Software as a Service known as SaaS Business is a relatively new approach to software delivery and maintenance. Here, instead of developers selling their programs with a lifetime license or waiting until updates are released, companies market their software as a service to be used. This is usually done through a subscription and users access the software through their internet browser or an app.
The purpose of this is to give companies the opportunity to develop their products without having to build from scratch. SaaS offers an easy, affordable approach to digital development. It’s already proving popular, with Gartner estimating SaaS solutions generated close to $105 billion last year.
So, how do you approach setting up a SaaS business? What are the plus-points and areas to be aware of? Read on to find out.
Things to Consider Before Going with SaaS Business
Before you jump into building a SaaS-based business, it’s worth taking the time to build a checklist to help guide you. Understanding why you’re going with a SaaS business is beneficial for you. SaaS is designed to provide more than solutions; it’s meant to be a service that you can constantly upgrade and maintain, as well as providing support for customers.
From there, approach this as you would any startup: by asking yourself what the key points of your enterprise will be. Who’s your audience and what are they looking for? What’s your budget? Do you have the right technology?
Then, you’ll need to narrow things down to the specifics. SaaS development involves decision-making that will impact your budget. For instance, will you go with single or multi-tenancy architecture? How will you ensure everything is secure? How many features will you offer?
Try not to be put off here. There’s a reason that by the end of 2021, SaaS is set to be used by 73% of organizations. This is a cost-effective, accessible system that’s worth putting the groundwork into.
Finding Your Audience
Due to the way it works, SaaS is based on technological advances and trends. Tap into what’s current as this will help to serve your target customers better.
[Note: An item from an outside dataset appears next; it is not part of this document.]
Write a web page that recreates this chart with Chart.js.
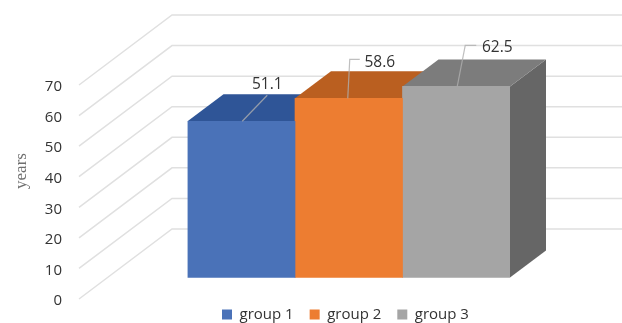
<!DOCTYPE html>
<html>
<head>
<meta charset="utf-8">
<style>
    html, body { margin: 0; padding: 0; background: #fff; }
    canvas { display: block; }
</style>
<script src="https://cdn.jsdelivr.net/npm/chart.js@4/dist/chart.umd.min.js"></script>
</head>
<body>
<canvas id="ageChart" width="622" height="323"></canvas>
<script>
const GROUP_LABELS = ['group 1', 'group 2', 'group 3'];
const GROUP_VALUES = [51.1, 58.6, 62.5];
const AXIS_MIN = 0;
const AXIS_MAX = 70;
const AXIS_STEP = 10;

const FRONT_COLORS = ['#4a72b8', '#ed7d31', '#a5a5a5'];
const TOP_COLORS   = ['#2f5597', '#ba5f20', '#7c7c7c'];
const SIDE_COLORS  = ['#264478', '#9e480e', '#666666'];

// fake 3d: how far the bars and the wall are pushed back
const BAR_DEPTH_X = 36;
const BAR_DEPTH_Y = 27;
const WALL_DEPTH_X = 93;
const WALL_DEPTH_Y = 70;
const WALL_LEFT = 79;

// bars stand a little behind the front edge of the floor
const FLOOR_OFFSET = 7.03;

const TEXT_COLOR = '#333333';
const GRID_COLOR = '#e0e0e0';
const LEADER_COLOR = 'rgba(175, 175, 175, 0.8)';
const FONT_FAMILY = '"Open Sans", sans-serif';

// leader line points and label centre, relative to the middle of each bar's top edge
const LEADERS = [
    { line: [[1, 0], [26, -26]], label: [26, -37] },
    { line: [[-1, 0], [1, -39], [11, -39]], label: [31, -36] },
    { line: [[1, 0], [9, -41], [20, -41]], label: [41, -39] }
];

function drawPolygon(ctx, points, color) {
    ctx.fillStyle = color;
    ctx.beginPath();
    points.forEach(([x, y], i) => i ? ctx.lineTo(x, y) : ctx.moveTo(x, y));
    ctx.closePath();
    ctx.fill();
}

const wallPlugin = {
    id: 'wall',
    afterLayout(chart) {
        // legend sits closer to the plot and starts under the bars
        const legend = chart.legend;
        legend.left = 222 - legend.options.labels.padding;
        legend.top = 307 - legend.options.labels.padding;
        legend.right = chart.width;
        legend.bottom = chart.height;
    },
    beforeDatasetsDraw(chart) {
        const ctx = chart.ctx;
        const y = chart.scales.y;

        ctx.save();
        ctx.strokeStyle = GRID_COLOR;
        ctx.lineWidth = 1.5;
        y.ticks.forEach(tick => {
            const py = y.getPixelForValue(tick.value);
            ctx.beginPath();
            ctx.moveTo(WALL_LEFT, py);
            ctx.lineTo(WALL_LEFT + WALL_DEPTH_X, py - WALL_DEPTH_Y);
            ctx.lineTo(chart.width, py - WALL_DEPTH_Y);
            ctx.stroke();
        });

        // side and top faces go under the fronts, later bars over earlier ones
        GROUP_VALUES.forEach((value, i) => {
            const bar = chart.getDatasetMeta(i).data[0];
            const left = bar.x - bar.width / 2;
            const right = bar.x + bar.width / 2;
            drawPolygon(ctx, [
                [right, bar.y],
                [right + BAR_DEPTH_X, bar.y - BAR_DEPTH_Y],
                [right + BAR_DEPTH_X, bar.base - BAR_DEPTH_Y],
                [right, bar.base]
            ], SIDE_COLORS[i]);
            drawPolygon(ctx, [
                [left, bar.y],
                [right, bar.y],
                [right + BAR_DEPTH_X, bar.y - BAR_DEPTH_Y],
                [left + BAR_DEPTH_X, bar.y - BAR_DEPTH_Y]
            ], TOP_COLORS[i]);
        });
        ctx.restore();
    },
    afterDatasetsDraw(chart) {
        const ctx = chart.ctx;

        ctx.save();
        ctx.font = '15.5px ' + FONT_FAMILY;
        ctx.textAlign = 'center';
        ctx.textBaseline = 'middle';
        GROUP_VALUES.forEach((value, i) => {
            const bar = chart.getDatasetMeta(i).data[0];
            const leader = LEADERS[i];

            ctx.strokeStyle = LEADER_COLOR;
            ctx.lineWidth = 1.2;
            ctx.beginPath();
            leader.line.forEach(([dx, dy], j) => {
                if (j) ctx.lineTo(bar.x + dx, bar.y + dy);
                else ctx.moveTo(bar.x + dx, bar.y + dy);
            });
            ctx.stroke();

            ctx.fillStyle = TEXT_COLOR;
            ctx.fillText(value.toFixed(1), bar.x + leader.label[0], bar.y + leader.label[1]);
        });

        // axis title sits above the middle of the axis
        ctx.translate(22, 171);
        ctx.rotate(-Math.PI / 2);
        ctx.font = '17px "Liberation Serif", serif';
        ctx.fillStyle = '#6f6f6f';
        ctx.fillText('years', 0, 0);
        ctx.restore();
    }
};

const datasets = GROUP_LABELS.map((label, i) => ({
    label: label,
    data: [GROUP_VALUES[i]],
    backgroundColor: FRONT_COLORS[i],
    borderWidth: 0,
    barPercentage: 1,
    categoryPercentage: 1,
    yAxisID: 'barY'
}));

new Chart(document.getElementById('ageChart'), {
    type: 'bar',
    plugins: [wallPlugin],
    data: { labels: [''], datasets: datasets },
    options: {
        responsive: false,
        animation: false,
        layout: { padding: { top: 85, right: 112 } },
        plugins: {
            tooltip: { enabled: false },
            legend: {
                position: 'bottom',
                align: 'start',
                maxHeight: 24,
                labels: {
                    boxWidth: 10,
                    boxHeight: 10,
                    padding: 16,
                    color: TEXT_COLOR,
                    font: { family: FONT_FAMILY, size: 15 }
                }
            }
        },
        scales: {
            x: { display: false },
            y: {
                position: 'left',
                min: AXIS_MIN,
                max: AXIS_MAX,
                afterFit(scale) {
                    // labels stand far left of the bars, the big tick padding must not eat the height
                    scale.width = 187.5;
                    scale.paddingTop = 0;
                    scale.paddingBottom = 0;
                },
                grid: { display: false, drawTicks: false },
                border: { display: false },
                ticks: {
                    stepSize: AXIS_STEP,
                    padding: 125.5,
                    labelOffset: 2,
                    color: TEXT_COLOR,
                    font: { family: FONT_FAMILY, size: 15 }
                }
            },
            // same span as y, slid so value 0 lands on the bars' floor line
            barY: {
                display: false,
                min: AXIS_MIN - FLOOR_OFFSET,
                max: AXIS_MAX - FLOOR_OFFSET
            }
        }
    }
});
</script>
</body>
</html>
However, it’s important that you know your target customer. What do they want? What are they asking for? In order to define your SaaS system, you need to know who you’re marketing it to.
Once you’ve established who your target customer is, you’ll need to work out when and why they’ll use your product. Consider the user journey and, once you’ve established the circumstances that they’ll use your product in, you can begin working with developers.
The Challenges Involved
While there are many benefits of SaaS solutions, there are also potential challenges to be aware of. The four that you’ll need to be aware of are scalability issues, security concerns, questions around reliability, and the costs involved.
Scalability is an issue because your business can’t progress if you don’t have a tech stack that can be scaled up or down. If you’re just starting out with your SaaS enterprise as a startup, you could find that a non-scalable stack can lead to a slowdown as more clients use your service. In some circumstances, your SaaS service could shut down completely if the cloud service is overloaded.
Security is another concern. This comes with any cloud-based digital development, but you need to be able to reassure customers that their data is protected. There are legal aspects to consider here. Data security is crucial, and any breaches can have serious ramifications.
However, despite security concerns, 93% of CIOs are adopting or planning to adopt SaaS solutions.
The issue of reliability is also worth looking at. Generally speaking, SaaS is considered the most reliable cloud software maintenance platform. But it relies on servers and there’s the risk of these becoming damaged. Can you depend on these servers to not become fire or flood-damaged?
And what of the costs? SaaS’s popularity has grown because of its reputation for being budget-friendly. This platform saves you from having to invest in the resources needed for building from the ground up. However, even though you’re not starting from scratch, there’s the possibility of things becoming too expensive. For instance, if you opt for multi-tenancy architecture, you’ll pay more, but you get the benefit of offering a more secure service.
Ultimately, the development costs depend on the factors such as design, number of features, security level, and the target customer. You’ll need to account for analysis, servers, design costs and programming, maintenance, support services, and the promotion of your SaaS service.
However, while the costs of these can add up, the benefits have the potential to outweigh the initial and ongoing outlay. Take your time to work out if SaaS business is for you and what your system could look like. It could be exactly what your business needs.